The expected risk premium for the Global Market Index (GMI) continued to inch up in August, reaching an annualized 5.0% — fractionally higher vs. the estimate in the previous month. The projection reflects the annualized return over the estimated “risk-free” rate for the long run for GMI, an unmanaged market-value-weighted portfolio that holds all the major asset classes.
Adjusting for short-term momentum and longer-term mean-reversion factors (defined below) reduces GMI’s ex ante risk premium to an annualized 4.6%, unchanged from July.
Both projections remain moderately below GMI’s historical performance for the trailing 10-year period through last month. The benchmark generated an annualized 5.8% risk premium over the decade through August 2018, comfortably above the current 5.0% expected long-run forecast for GMI.
The forecasting engine for the forward-looking estimates is an equilibrium methodology (defined below) that uses risk (return volatility), the relationship of assets (return correlation), and an assumption of GMI’s expected market pricing of risk (Sharpe ratio) as inputs. The data is based on historical market results starting in December 1997 — the earliest date that offers prices for all the major asset classes (e.g., inflation-indexed Treasuries began trading in the late-1990s). The “risk-free” rate is defined as the yield on zero-to-three-month Treasury bills.
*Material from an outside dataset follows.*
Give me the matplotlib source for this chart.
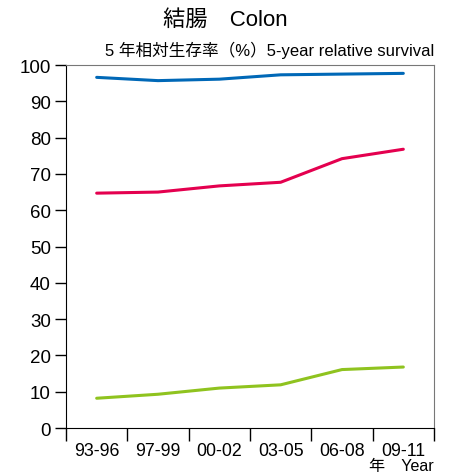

For the underlying market components that comprise GMI, the unadjusted projections for risk premia currently range from a weak 0.2% annualized gain for US investment-grade bonds to a relatively strong 8.5% increase for equities in emerging markets over the long run.
All forecasts are likely to be wrong to some degree, but the projections for GMI are expected to be somewhat more reliable vs. the estimates for the individual asset classes. Predictions for the market components are subject to greater uncertainty compared with aggregating forecasts, a process that may cancel out some of the errors through time.